1. The loss to be minimized is passed through as a closure to the optimizer to support more complicated behaviors, notably, Hessian-vector product approximation with finite difference method when the 2nd order derivatives are not available.
2. Momentum here is the moving average of gradient so that its setting is decoupled from the learning rate, which is always normalized in PSGD.
3. As any other regularizations, (coupled) weight decay should be explicitly realized by adding $L2$ regularization to the loss. Similarly, decoupled weight decay is not included inside the PSGD implementations.

Demos

Rosenbrock function minimization: see how simple to apply PSGD to convex and stochastic optimizations. Typically, we just set preconditioner_init_scale=None, and may need to tune lr_params and lr_preconditioner a little.

LeNet5: demonstration of PSGD on convolutional neural network training with the classic LeNet5 for MNIST digits recognition. Also see this for another implementation and comparison with Shampoo.

Delayed XOR: demonstration of PSGD on gated recurrent neural network (RNN) learning with the delayed XOR problem proposed in the LSTM paper. Note that neither LSTM nor the vanilla RNN can solve this "naive" problem with most optimizers, while PSGD can, with either the LSTM or the vanilla RNN (also see this and this with simple RNNs).

Tensor rank decomposition benchmark: demonstrate the usage of all preconditioners on the tensor rank decomposition problem. PSGD performs better than BFGS.

Logistic regression: a large-scale ($6.2$ M coefficients) logistic regression problem. PSGD performs better than LM-BFGS, "the algorithm of choice" for logistic regression.

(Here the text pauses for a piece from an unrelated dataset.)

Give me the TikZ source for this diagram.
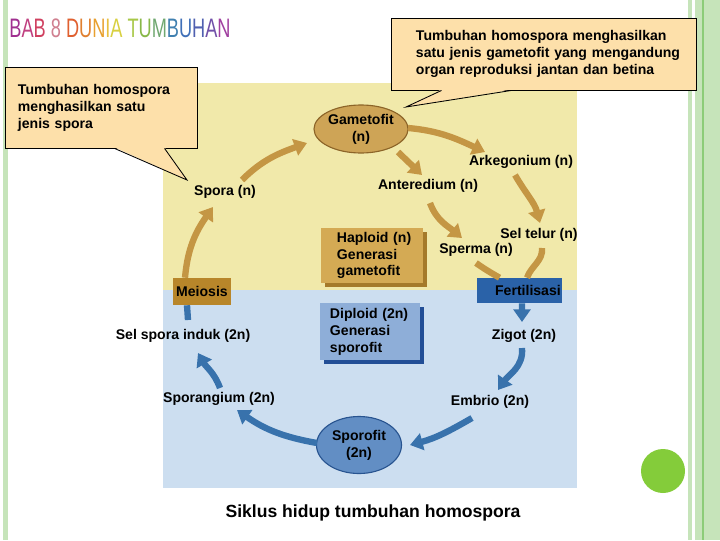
\documentclass[tikz,border=0pt]{standalone}
\usepackage{fontspec}
\setmainfont{Liberation Sans}
\usetikzlibrary{arrows.meta,shapes.geometric,shadows,calc}
\definecolor{kuning}{RGB}{241,233,170}
\definecolor{biru}{RGB}{204,222,240}
\definecolor{coklat}{RGB}{196,150,68}
\definecolor{gamisi}{RGB}{206,164,86}
\definecolor{gamtepi}{RGB}{140,100,40}
\definecolor{hapisi}{RGB}{212,170,84}
\definecolor{hapbayang}{RGB}{165,122,42}
\definecolor{meiisi}{RGB}{184,134,42}
\definecolor{birutua}{RGB}{56,114,172}
\definecolor{ferisi}{RGB}{42,98,168}
\definecolor{sporisi}{RGB}{98,142,196}
\definecolor{sportepi}{RGB}{40,84,144}
\definecolor{dipisi}{RGB}{142,174,216}
\definecolor{dipbayang}{RGB}{34,78,150}
\definecolor{balonisi}{RGB}{253,224,170}
\definecolor{garismuda}{RGB}{198,228,186}
\definecolor{garistua}{RGB}{140,204,120}
\definecolor{bulat}{RGB}{132,204,58}
\begin{document}
\begin{tikzpicture}[x=0.025cm,y=-0.025cm,
		teks/.style={font=\bfseries\fontsize{10}{12}\selectfont, inner sep=0pt, align=center},
		panahcoklat/.style={draw=coklat, line width=4.5pt, -{Triangle[length=9pt,width=12pt]}},
		garcoklat/.style={draw=coklat, line width=4.5pt},
		panahbiru/.style={draw=birutua, line width=4.5pt, -{Triangle[length=9pt,width=12pt]}},
		garbiru/.style={draw=birutua, line width=4.5pt},
		kotak/.style={rectangle, inner sep=0pt, teks, align=left},
		balon/.style={rectangle, draw=black, line width=0.6pt, fill=balonisi, align=left, font=\bfseries\fontsize{10}{12.1}\selectfont}]
	\useasboundingbox (0,0) rectangle (720,540);
	% Latar dan garis hijau
		\fill[white] (0,0) rectangle (720,540);
		\fill[garismuda] (3,0) rectangle (8,540);
		\fill[garismuda] (688,0) rectangle (692,540);
		\fill[garismuda] (695,0) rectangle (720,540);
		\fill[garistua] (702,0) rectangle (703.5,540);
		\fill[bulat] (663,471) circle (22);
	% Judul
		\node[inner sep=0pt, font=\fontsize{19}{19}\selectfont] (judul) at (120,28) {\scalebox{0.68}[1]{\textcolor[RGB]{160,48,144}{B}\textcolor[RGB]{192,64,128}{A}\textcolor[RGB]{208,64,96}{B} \textcolor[RGB]{208,128,144}{8} \textcolor[RGB]{224,96,48}{D}\textcolor[RGB]{224,128,48}{U}\textcolor[RGB]{232,160,48}{N}\textcolor[RGB]{232,192,64}{I}\textcolor[RGB]{216,208,64}{A} \textcolor[RGB]{168,200,72}{T}\textcolor[RGB]{136,184,72}{U}\textcolor[RGB]{112,168,112}{M}\textcolor[RGB]{64,128,176}{B}\textcolor[RGB]{64,112,184}{U}\textcolor[RGB]{80,96,176}{H}\textcolor[RGB]{112,80,168}{A}\textcolor[RGB]{160,64,160}{N}}};
	% Gambar siklus
		\fill[kuning] (163,83) rectangle (577,290);
		\fill[biru] (163,290) rectangle (577,488);
		\node[ellipse, fill=gamisi, draw=gamtepi, line width=0.8pt, minimum width=2.35cm, minimum height=1.2cm, teks] (gametofit) at (361,129) {Gametofit\\(n)};
		\node[ellipse, fill=sporisi, draw=sportepi, line width=0.8pt, minimum width=2.125cm, minimum height=1.425cm, teks] (sporofit) at (359,445) {Sporofit\\(2n)};
		\node[teks] (arkegonium) at (521,162) {Arkegonium (n)};
		\node[teks] (anteredium) at (428,186) {Anteredium (n)};
		\node[teks] (seltelur) at (539,235) {Sel telur (n)};
		\node[teks] (sperma) at (476,250) {Sperma (n)};
		\node[teks] (zigot) at (524,336) {Zigot (2n)};
		\node[teks] (embrio) at (490,402) {Embrio (2n)};
		\node[teks] (sporangium) at (219,399) {Sporangium (2n)};
		\node[teks] (selspora) at (183,336) {Sel spora induk (2n)};
		\node[teks] (spora) at (225,192) {Spora (n)};
		\node[kotak, fill=hapisi, minimum width=2.55cm, minimum height=1.375cm, text width=1.75cm, drop shadow={shadow xshift=2.5pt, shadow yshift=-2.5pt, fill=hapbayang, opacity=1}] (haploid) at (372,255.5) {\mbox{Haploid (n)}\\Generasi\\gametofit};
		\node[kotak, fill=dipisi, minimum width=2.5cm, minimum height=1.425cm, text width=2.0cm, drop shadow={shadow xshift=2.5pt, shadow yshift=-2.5pt, fill=dipbayang, opacity=1}] (diploid) at (370,331.5) {Diploid (2n)\\Generasi\\sporofit};
		\node[teks, fill=meiisi, minimum width=1.45cm, minimum height=0.675cm] (meiosis) at (202,291.5) {Meiosis};
		\node[teks, fill=ferisi, minimum width=2.125cm, minimum height=0.625cm] (fertilisasi) at (519.5,290.5) {\hspace{12pt}Fertilisasi};
	% Panah fase gametofit
		\draw[panahcoklat] ($(gametofit)+(47,-1)$) to[out=-5,in=155] ($(arkegonium)+(-36,-10)$);
		\draw[panahcoklat] ($(gametofit)+(37,23)$) -- ($(anteredium)+(-6,-11)$);
		\draw[panahcoklat] ($(arkegonium)+(-6,13)$) to[out=-60,in=105] ($(seltelur)+(1,-12)$);
		\draw[panahcoklat] ($(anteredium)+(2,17)$) to[out=-70,in=140] ($(sperma)+(-14,-12)$);
		\draw[garcoklat] ($(sperma)+(0,13)$) to[out=-35,in=150] ($(fertilisasi.north)+(-20,0)$);
		\draw[garcoklat] ($(seltelur)+(3,13)$) to[out=-85,in=70] ($(fertilisasi.north)+(7.5,0)$);
		\draw[panahcoklat] ($(meiosis.north)+(-17,0)$) to[out=85,in=235] ($(spora)+(-12,15)$);
		\draw[panahcoklat] ($(spora)+(17,-12)$) to[out=45,in=200] ($(gametofit)+(-54,14)$);
	% Panah fase sporofit
		\draw[panahbiru] ($(fertilisasi.south)+(2.5,0)$) -- ($(zigot)+(-2,-14)$);
		\draw[panahbiru] ($(zigot)+(-2,12)$) to[out=-85,in=55] ($(embrio)+(8,-12)$);
		\draw[panahbiru] ($(embrio)+(-18,16)$) to[out=-150,in=15] ($(sporofit)+(51,0)$);
		\draw[panahbiru] ($(sporofit)+(-42,-2)$) to[out=170,in=-35] ($(sporangium)+(18,11)$);
		\draw[panahbiru] ($(sporangium)+(1,-11)$) to[out=110,in=-60] ($(selspora)+(15,17)$);
		\draw[garbiru] ($(selspora)+(5,-16)$) -- ($(meiosis.south)+(-15,0)$);
	% Balon keterangan
		\node[balon, minimum width=7.625cm, minimum height=1.8cm, inner xsep=0.625cm, text width=6.375cm] (balonkanan) at (543.5,54) {\mbox{Tumbuhan homospora menghasilkan}\\\mbox{satu jenis gametofit yang mengandung}\\\mbox{organ reproduksi jantan dan betina}};
		\coordinate (ujungkanan) at (406,107);
		\fill[balonisi] ($(balonkanan.south west)+(51,-1)$) -- (ujungkanan) -- ($(balonkanan.south west)+(121,-1)$) -- cycle;
		\draw[line width=0.6pt] ($(balonkanan.south west)+(51,0)$) -- (ujungkanan) -- ($(balonkanan.south west)+(121,0)$);
		\node[balon, minimum width=4.8cm, minimum height=2.025cm, inner xsep=0.325cm, text width=4.15cm] (balonkiri) at (101,107.5) {Tumbuhan homospora\\menghasilkan satu\\jenis spora};
		\coordinate (ujungkiri) at (187,180);
		\fill[balonisi] ($(balonkiri.south west)+(110,-1)$) -- (ujungkiri) -- ($(balonkiri.south west)+(160,-1)$) -- cycle;
		\draw[line width=0.6pt] ($(balonkiri.south west)+(110,0)$) -- (ujungkiri) -- ($(balonkiri.south west)+(160,0)$);
	% Keterangan bawah
		\node[inner sep=0pt, font=\bfseries\fontsize{12.5}{15}\selectfont] (keterangan) at (373,513) {Siklus hidup tumbuhan homospora};
\end{tikzpicture}
\end{document}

Preconditioner fitting on Lie groups: see how multiplicative updates work on Lie groups for different types of preconditioners: ${\rm GL}(n, \mathbb{R})$, LRA and Affine with $Q=Q_2\otimes Q_1$.

Preconditioner estimation efficiency and numerical stability: a playground to compare PSGD with BFGS and closed-form solution $P=\left(E[hh^T]\right)^{-0.5}$. Eigenvalue decompositions required by the closed-form solution can be numerically unstable with single precisions, while PSGD is free of any numerically problematic operations like large matrix inverse, eigenvalue decompositions, etc.

How PSGD generalizes so well: This one serves as a good toy example illustrating it in the view of information theory. Starting from the same initial guesses, PSGD tends to find minima with smaller train cross entropy and flatter Hessians than Adam, i.e., shorter description lengths (DL) for train image-label pairs and model parameters. Similarly, this example shows that PSGD also generalizes better than Shampoo.

PSGD vs approximated closed-form solutions: This example shows that most approximated closed-form solutions, e.g., KFAC, Shampoo, CASPR to name a few, are pretty rough in terms of accuracy, although they do work in certain circumstances.

Resources

1. Preconditioned stochastic gradient descent, arXiv:1512.04202, 2015. (General ideas of PSGD, preconditioner fitting losses and Kronecker product preconditioners.)
2. Preconditioner on matrix Lie group for SGD, arXiv:1809.10232, 2018. (Focus on preconditioners with the affine Lie group.)
3. Black box Lie group preconditioners for SGD, arXiv:2211.04422, 2022. (Mainly about the LRA preconditioner. I also have prepared these supplementary materials for detailed math derivations.)
4. Stochastic Hessian fittings on Lie groups, arXiv:2402.11858, 2024. (Some theoretical works on the efficiency of PSGD. The Hessian fitting problem is shown to be strongly convex on group ${\rm GL}(n, \mathbb{R})/R_{\rm polar}$.)
5. Curvature-informed SGD via general purpose Lie-group preconditioners, arXiv:2402.04553, 2024. (Plenty of benchmark results and analyses for PSGD vs. other optimizers.)
6. Other implementations: Tensorflow 1.x and TensorFlow 2.x. I no longer maintain them as I have not used Tensorflow for some time.